Reducing the number of indigent defense attorneys was suggested by the consultants after pointing out that almost all jailed people here are pretrial detainees. Moving cases to a resolution more quickly, the consultant said, is essential to controlling costs.

Others suggestions involved regular management of the jail population and more alternative sentences.

Specifics won’t come until midsummer on how much the county is willing to pay attorneys in a revamped system.

A part-time system with caps is where agreement began and ended during an hour of talks by an informal committee formed earlier this year on the planning consultant’s recommendations.

“We’re not against (a part-time public defender system),” Senior Circuit Judge Isadore Patrick said of reducing the 30 to 40 attorneys routinely appointed to defend those who assert no ability to pay a lawyer. Indigent defense costs ballooned to more than $500,000 in 2009 and have surpassed this year’s budget outlay with four months left in fiscal 2010. About $350,000 to $375,000 needs to be cut from the rest of this year’s spending to balance the books heading into 2010-11, according to recent calculations.

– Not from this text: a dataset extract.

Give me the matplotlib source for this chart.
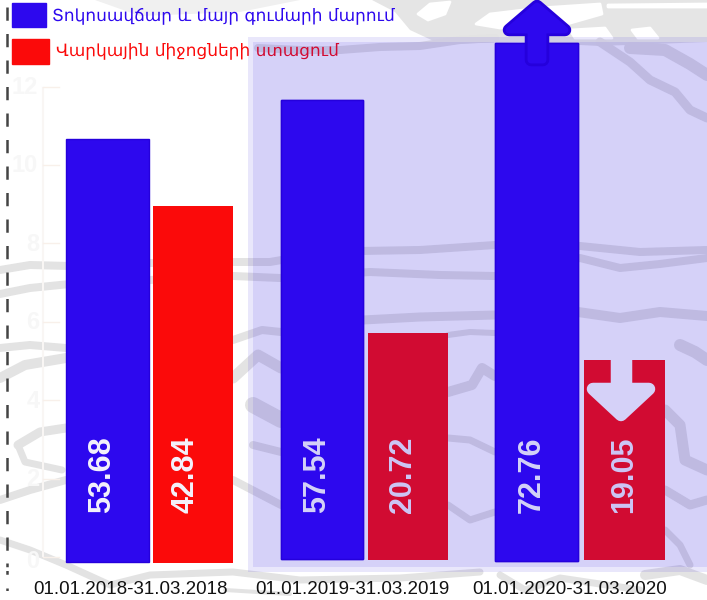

State law allows counties to create and fund a public defender staff. Most operate in counties with higher populations than Warren. The advantages are predictability of costs and, according to reports, faster processing of cases.

Mentioned numerous times by local officials as a model is Rankin County’s five-person staff, consisting of one lead counsel and four assistants and paid $43,000 and $38,000, respectively.

Patrick said he doubted any fewer than 15 attorneys could handle the 9th Circuit District’s case load and voluntary participation would determine effectiveness in a revamped system.

For decades here, the practice has been for circuit judges to assign cases to local attorneys willing to participate in an informal rotation.

The attorneys then submit bills to the court based on the hours spent and judges have the power to approve or modify fees.

“We’re just saying that if we’re given a proposed budget by the board, we probably could stay within that by capping the public defender fees for certain pleas — or all pleas,” Patrick said, adding a letter will go out to members of the Warren County Bar Association to gauge interest. Most cases are resolved before trial.

The circuit district, which includes Sharkey and Issaquena counties, handled 689 cases in 2009 and 281 for 2010 to date, a figure that includes indictments and no-bills, District Attorney Ricky Smith said.

During a brief session with county supervisors Monday, Patrick and fellow Circuit Court Judge Jim Chaney said a $700 per-case cap was a starting point and state law allowed $1,000.

“We’ll know by the July grand jury how many we have on board,” Chaney said. That month’s list of cases to be deemed worthy of trial begins July 26. If a staffing and pay arrangement is buttoned up by then, it could be put into use Oct. 11.

Other committee members present Wednesday were Sheriff Martin Pace, District 2 Supervisor William Banks, Youth Court Administrator Rachel Hardy and Warren Yazoo Mental Health executive director Don Brown.